** DIRECTIONS FOR THIS TASK **
Report only the number of lines in the records that contain the word "matplotlib".

(Records from a dataset)
################
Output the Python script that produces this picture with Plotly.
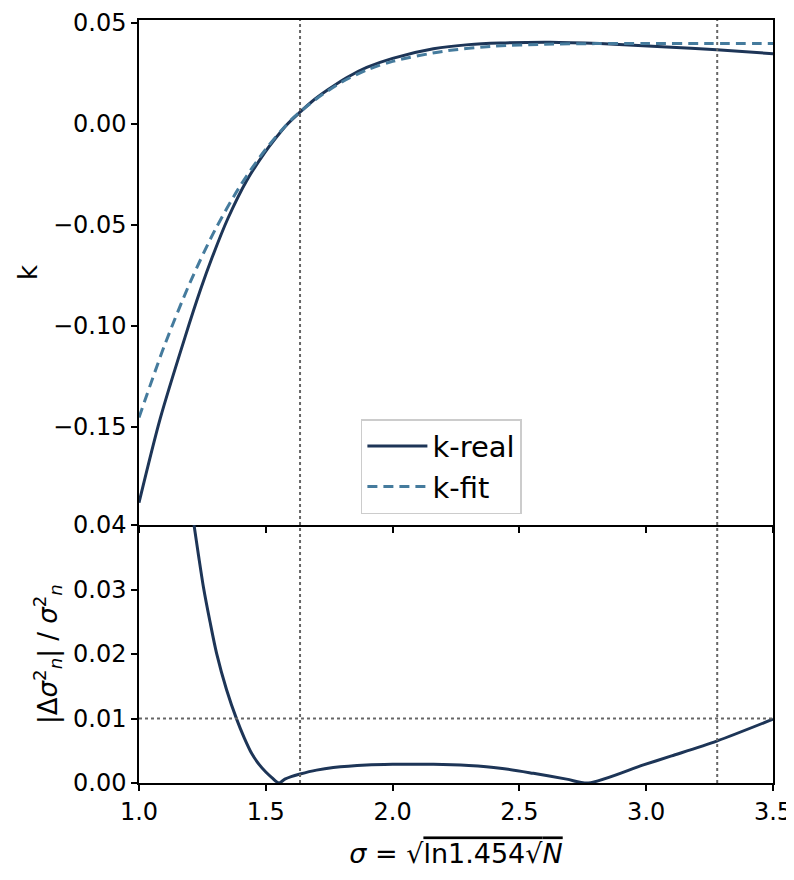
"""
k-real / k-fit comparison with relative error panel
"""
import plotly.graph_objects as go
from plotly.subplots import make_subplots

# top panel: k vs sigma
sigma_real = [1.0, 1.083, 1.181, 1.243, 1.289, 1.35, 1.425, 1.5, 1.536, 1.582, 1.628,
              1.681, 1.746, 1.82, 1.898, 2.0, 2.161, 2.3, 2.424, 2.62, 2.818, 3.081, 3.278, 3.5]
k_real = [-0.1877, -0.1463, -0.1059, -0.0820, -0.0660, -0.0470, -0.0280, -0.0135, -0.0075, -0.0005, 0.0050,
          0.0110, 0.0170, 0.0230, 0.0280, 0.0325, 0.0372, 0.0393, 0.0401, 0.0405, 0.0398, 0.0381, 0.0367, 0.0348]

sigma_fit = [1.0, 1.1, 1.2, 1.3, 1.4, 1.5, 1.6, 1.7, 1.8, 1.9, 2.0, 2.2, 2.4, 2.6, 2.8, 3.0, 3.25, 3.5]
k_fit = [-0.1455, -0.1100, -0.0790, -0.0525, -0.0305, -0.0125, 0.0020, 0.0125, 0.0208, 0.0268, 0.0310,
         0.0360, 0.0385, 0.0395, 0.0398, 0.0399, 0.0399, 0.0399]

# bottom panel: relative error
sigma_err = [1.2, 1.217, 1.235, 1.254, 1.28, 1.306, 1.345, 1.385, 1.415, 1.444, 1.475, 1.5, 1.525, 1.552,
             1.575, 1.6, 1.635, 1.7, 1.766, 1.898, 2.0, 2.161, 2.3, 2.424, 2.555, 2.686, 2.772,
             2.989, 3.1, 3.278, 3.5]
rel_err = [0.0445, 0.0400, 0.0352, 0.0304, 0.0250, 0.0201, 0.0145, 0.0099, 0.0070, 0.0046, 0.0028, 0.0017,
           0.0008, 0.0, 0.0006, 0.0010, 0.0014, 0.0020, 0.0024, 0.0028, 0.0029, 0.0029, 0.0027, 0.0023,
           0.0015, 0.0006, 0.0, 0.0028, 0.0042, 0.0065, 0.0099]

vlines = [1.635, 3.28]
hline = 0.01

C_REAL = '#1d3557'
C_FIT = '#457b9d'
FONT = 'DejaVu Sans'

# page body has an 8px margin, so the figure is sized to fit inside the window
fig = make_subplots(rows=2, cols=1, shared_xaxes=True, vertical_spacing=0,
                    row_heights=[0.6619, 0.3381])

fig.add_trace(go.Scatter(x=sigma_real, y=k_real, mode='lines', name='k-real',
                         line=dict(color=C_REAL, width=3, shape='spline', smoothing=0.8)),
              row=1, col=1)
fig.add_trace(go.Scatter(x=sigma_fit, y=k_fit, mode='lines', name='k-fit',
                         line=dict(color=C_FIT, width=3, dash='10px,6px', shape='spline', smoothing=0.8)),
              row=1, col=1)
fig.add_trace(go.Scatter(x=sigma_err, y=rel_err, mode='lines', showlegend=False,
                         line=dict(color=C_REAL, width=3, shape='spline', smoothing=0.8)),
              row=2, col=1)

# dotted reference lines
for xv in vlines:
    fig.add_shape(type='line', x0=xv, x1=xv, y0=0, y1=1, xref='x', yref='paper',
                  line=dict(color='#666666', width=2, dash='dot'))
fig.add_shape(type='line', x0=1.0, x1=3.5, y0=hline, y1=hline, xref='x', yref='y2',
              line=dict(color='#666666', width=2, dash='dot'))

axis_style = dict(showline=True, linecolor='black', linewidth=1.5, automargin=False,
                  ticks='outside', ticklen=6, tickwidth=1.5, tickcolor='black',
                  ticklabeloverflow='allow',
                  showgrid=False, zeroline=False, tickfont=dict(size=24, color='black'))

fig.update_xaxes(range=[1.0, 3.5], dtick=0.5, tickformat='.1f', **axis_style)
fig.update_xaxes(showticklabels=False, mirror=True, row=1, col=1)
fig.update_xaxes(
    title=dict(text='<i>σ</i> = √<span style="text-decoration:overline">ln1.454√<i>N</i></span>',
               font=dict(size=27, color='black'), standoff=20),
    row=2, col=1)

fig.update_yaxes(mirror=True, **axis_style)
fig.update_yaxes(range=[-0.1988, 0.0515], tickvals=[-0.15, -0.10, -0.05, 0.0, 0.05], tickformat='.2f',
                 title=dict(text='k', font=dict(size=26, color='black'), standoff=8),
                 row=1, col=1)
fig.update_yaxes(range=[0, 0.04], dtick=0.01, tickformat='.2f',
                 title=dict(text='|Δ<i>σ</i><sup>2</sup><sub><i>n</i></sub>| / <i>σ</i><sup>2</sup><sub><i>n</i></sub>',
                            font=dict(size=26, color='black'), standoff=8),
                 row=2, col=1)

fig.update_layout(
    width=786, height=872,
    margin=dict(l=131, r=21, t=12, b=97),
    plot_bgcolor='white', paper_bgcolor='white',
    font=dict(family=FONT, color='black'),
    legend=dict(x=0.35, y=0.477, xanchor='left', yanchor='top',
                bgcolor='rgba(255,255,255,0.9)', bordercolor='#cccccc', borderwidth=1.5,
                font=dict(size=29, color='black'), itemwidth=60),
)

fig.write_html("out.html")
################
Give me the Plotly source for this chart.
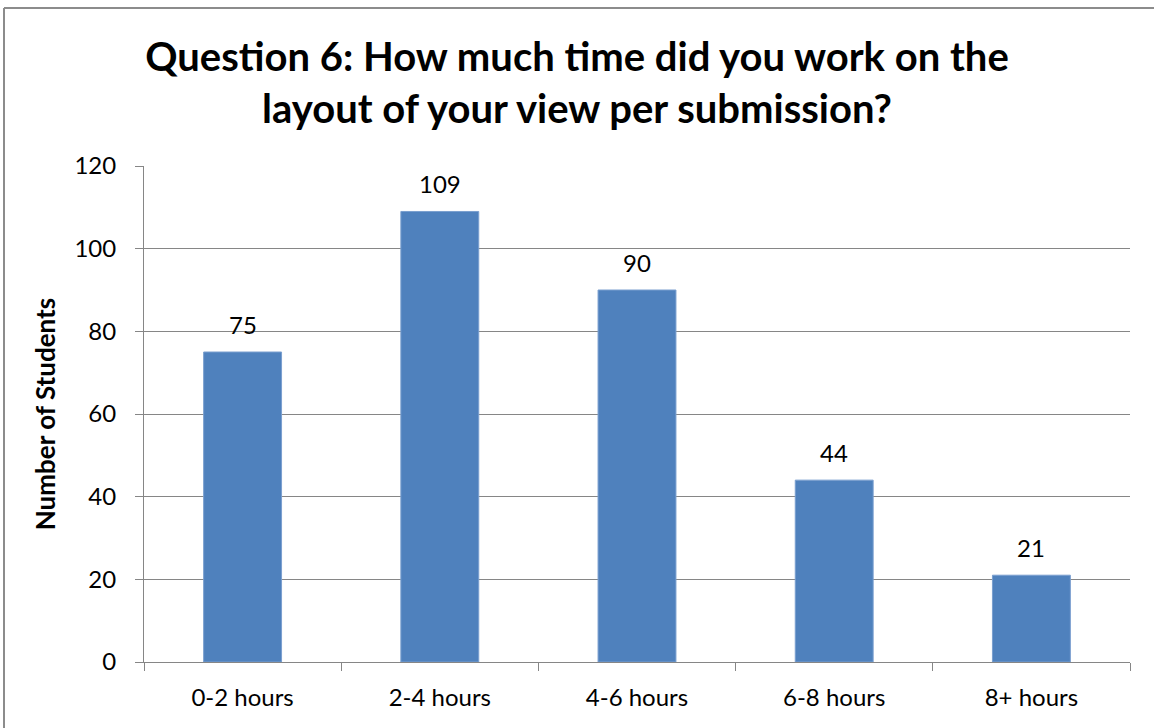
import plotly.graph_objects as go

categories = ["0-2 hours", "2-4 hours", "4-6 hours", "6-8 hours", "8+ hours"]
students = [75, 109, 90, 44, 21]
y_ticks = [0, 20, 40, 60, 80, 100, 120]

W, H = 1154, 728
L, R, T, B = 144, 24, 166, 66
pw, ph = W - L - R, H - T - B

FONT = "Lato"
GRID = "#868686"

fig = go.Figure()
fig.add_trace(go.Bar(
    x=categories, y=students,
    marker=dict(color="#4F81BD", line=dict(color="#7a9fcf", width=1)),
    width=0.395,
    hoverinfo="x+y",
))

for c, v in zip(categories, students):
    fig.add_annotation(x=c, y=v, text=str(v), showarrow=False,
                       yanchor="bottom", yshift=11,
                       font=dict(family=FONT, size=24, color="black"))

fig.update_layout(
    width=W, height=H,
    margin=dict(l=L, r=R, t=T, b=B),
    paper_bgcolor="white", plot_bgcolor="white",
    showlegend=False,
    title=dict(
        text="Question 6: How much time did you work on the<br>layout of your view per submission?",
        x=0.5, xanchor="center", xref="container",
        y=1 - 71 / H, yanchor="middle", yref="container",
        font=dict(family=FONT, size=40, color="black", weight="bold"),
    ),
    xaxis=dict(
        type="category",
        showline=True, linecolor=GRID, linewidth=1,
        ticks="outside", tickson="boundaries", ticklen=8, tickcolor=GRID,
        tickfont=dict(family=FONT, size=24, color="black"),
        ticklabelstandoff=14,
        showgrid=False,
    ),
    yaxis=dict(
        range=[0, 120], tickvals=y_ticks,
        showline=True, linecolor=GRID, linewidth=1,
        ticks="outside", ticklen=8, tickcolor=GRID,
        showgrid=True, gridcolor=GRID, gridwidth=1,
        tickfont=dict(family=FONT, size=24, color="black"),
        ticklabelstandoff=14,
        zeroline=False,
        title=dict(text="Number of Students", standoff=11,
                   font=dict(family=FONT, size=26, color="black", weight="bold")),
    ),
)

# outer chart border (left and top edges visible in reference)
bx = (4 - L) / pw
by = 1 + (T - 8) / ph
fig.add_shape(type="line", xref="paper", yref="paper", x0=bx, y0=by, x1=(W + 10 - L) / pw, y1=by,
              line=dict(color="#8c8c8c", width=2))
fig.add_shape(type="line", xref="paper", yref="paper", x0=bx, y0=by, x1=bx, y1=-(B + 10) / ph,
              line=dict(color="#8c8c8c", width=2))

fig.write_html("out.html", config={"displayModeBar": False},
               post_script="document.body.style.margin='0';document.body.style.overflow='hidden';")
################
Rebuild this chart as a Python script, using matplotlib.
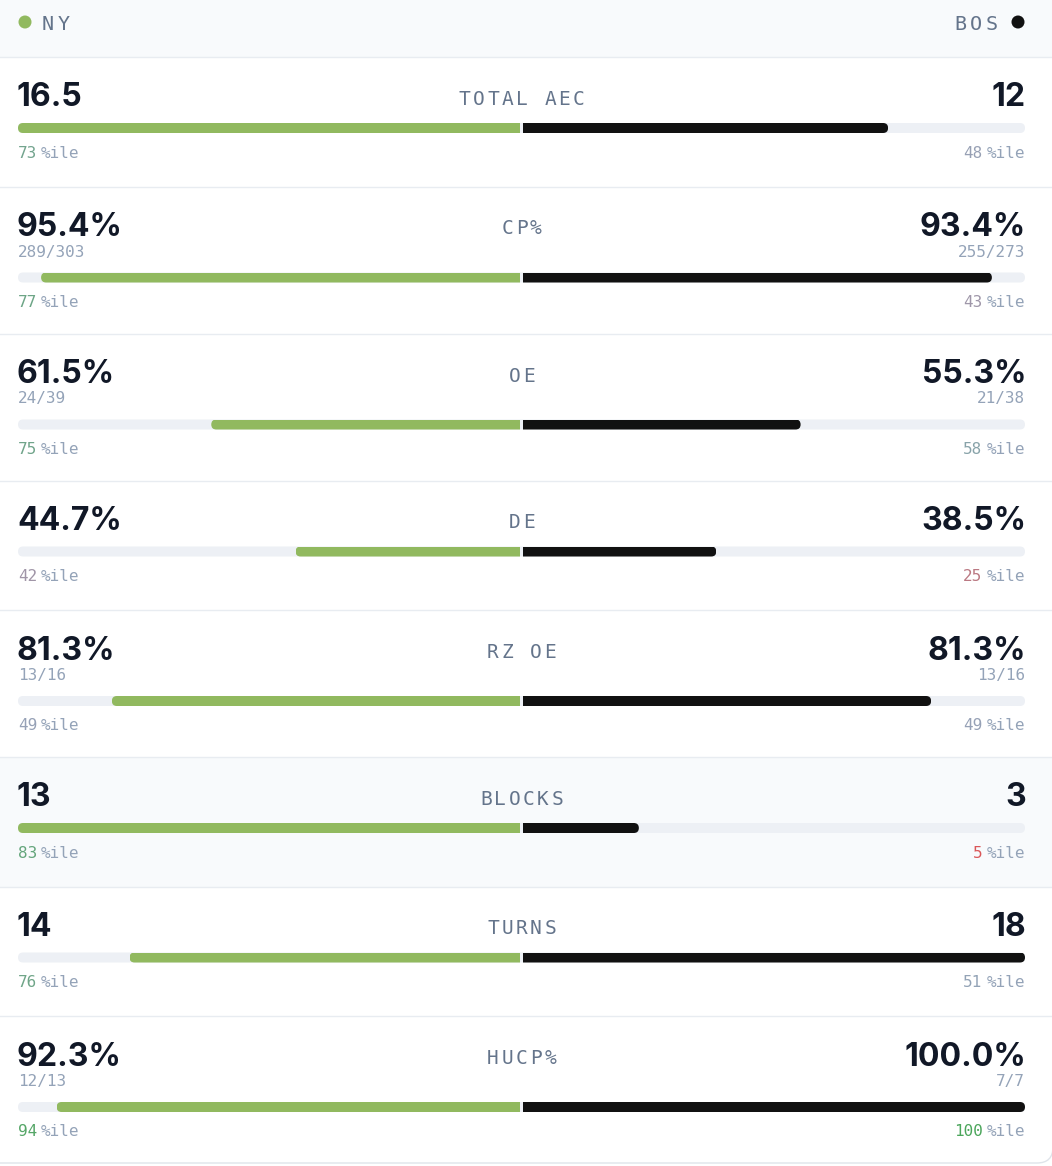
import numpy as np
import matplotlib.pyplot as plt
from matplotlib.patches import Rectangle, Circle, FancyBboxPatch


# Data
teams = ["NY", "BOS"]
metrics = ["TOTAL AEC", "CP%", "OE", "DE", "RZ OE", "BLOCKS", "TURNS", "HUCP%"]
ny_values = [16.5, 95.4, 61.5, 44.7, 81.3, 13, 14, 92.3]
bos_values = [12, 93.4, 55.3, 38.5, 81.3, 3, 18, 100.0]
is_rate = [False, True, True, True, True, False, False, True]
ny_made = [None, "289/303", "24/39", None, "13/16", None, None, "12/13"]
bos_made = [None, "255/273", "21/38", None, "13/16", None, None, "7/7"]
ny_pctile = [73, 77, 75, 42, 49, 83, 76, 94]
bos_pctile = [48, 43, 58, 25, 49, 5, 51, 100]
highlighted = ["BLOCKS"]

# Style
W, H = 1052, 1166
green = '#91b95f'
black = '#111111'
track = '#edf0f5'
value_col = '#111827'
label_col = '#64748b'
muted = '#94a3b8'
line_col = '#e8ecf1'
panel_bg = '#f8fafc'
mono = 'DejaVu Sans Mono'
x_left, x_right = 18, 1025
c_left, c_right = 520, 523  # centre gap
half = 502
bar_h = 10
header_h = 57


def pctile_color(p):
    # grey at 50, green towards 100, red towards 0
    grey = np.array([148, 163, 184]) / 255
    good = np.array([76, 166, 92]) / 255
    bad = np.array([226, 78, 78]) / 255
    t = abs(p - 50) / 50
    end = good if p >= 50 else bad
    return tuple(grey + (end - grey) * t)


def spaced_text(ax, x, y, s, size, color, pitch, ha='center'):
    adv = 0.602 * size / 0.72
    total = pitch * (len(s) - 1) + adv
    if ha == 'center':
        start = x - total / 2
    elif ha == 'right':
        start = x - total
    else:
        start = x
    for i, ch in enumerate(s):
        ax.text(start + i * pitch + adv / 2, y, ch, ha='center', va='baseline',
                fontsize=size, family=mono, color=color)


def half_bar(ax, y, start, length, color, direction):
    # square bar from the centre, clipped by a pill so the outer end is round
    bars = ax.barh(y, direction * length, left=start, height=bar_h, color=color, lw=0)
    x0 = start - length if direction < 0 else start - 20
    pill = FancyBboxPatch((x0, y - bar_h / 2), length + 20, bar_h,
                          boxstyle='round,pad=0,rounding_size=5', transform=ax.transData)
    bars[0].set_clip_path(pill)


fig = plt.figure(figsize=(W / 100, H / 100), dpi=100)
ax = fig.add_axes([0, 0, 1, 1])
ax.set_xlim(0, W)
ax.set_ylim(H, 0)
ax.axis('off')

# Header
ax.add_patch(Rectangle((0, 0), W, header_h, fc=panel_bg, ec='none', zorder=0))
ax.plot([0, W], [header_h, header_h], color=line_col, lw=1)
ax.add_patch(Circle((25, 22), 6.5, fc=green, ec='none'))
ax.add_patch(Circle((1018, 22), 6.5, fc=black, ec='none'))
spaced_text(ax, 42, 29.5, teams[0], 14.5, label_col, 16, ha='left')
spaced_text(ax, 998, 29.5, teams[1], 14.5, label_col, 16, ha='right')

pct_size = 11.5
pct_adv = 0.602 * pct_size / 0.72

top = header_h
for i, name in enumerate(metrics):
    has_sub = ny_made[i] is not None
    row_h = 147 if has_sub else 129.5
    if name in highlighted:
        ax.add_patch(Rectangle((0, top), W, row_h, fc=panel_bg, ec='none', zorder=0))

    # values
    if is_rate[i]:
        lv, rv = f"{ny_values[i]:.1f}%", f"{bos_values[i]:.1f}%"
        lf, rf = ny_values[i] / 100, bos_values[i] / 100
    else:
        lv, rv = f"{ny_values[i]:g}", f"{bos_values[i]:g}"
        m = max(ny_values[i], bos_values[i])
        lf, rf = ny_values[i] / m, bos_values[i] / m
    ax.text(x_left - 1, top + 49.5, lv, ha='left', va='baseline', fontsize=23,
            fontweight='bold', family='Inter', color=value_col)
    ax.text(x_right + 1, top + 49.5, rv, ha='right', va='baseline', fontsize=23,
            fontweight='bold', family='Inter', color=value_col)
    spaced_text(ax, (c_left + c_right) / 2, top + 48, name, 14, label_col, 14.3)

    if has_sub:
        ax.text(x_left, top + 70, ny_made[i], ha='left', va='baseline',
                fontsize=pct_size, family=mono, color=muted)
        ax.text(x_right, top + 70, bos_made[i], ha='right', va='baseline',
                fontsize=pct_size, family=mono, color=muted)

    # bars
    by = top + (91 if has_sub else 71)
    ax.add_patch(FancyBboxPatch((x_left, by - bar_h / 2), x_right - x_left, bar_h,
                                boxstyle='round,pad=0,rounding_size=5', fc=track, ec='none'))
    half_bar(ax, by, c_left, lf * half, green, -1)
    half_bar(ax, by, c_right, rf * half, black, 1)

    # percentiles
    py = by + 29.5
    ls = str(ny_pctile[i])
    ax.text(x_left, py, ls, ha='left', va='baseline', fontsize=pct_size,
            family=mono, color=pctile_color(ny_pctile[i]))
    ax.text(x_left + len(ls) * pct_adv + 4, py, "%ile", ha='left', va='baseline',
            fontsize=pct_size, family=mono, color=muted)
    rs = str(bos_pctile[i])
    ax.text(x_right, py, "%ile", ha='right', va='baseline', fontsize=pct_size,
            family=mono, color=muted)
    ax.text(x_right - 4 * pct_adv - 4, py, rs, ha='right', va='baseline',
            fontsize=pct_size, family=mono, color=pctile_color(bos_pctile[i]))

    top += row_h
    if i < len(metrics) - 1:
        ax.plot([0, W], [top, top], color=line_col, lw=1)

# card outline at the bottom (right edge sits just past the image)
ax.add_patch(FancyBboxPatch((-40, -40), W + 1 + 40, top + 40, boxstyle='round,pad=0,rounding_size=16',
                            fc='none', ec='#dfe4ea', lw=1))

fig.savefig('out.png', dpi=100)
################
** SOLUTION FOR THIS EXERCISE **
3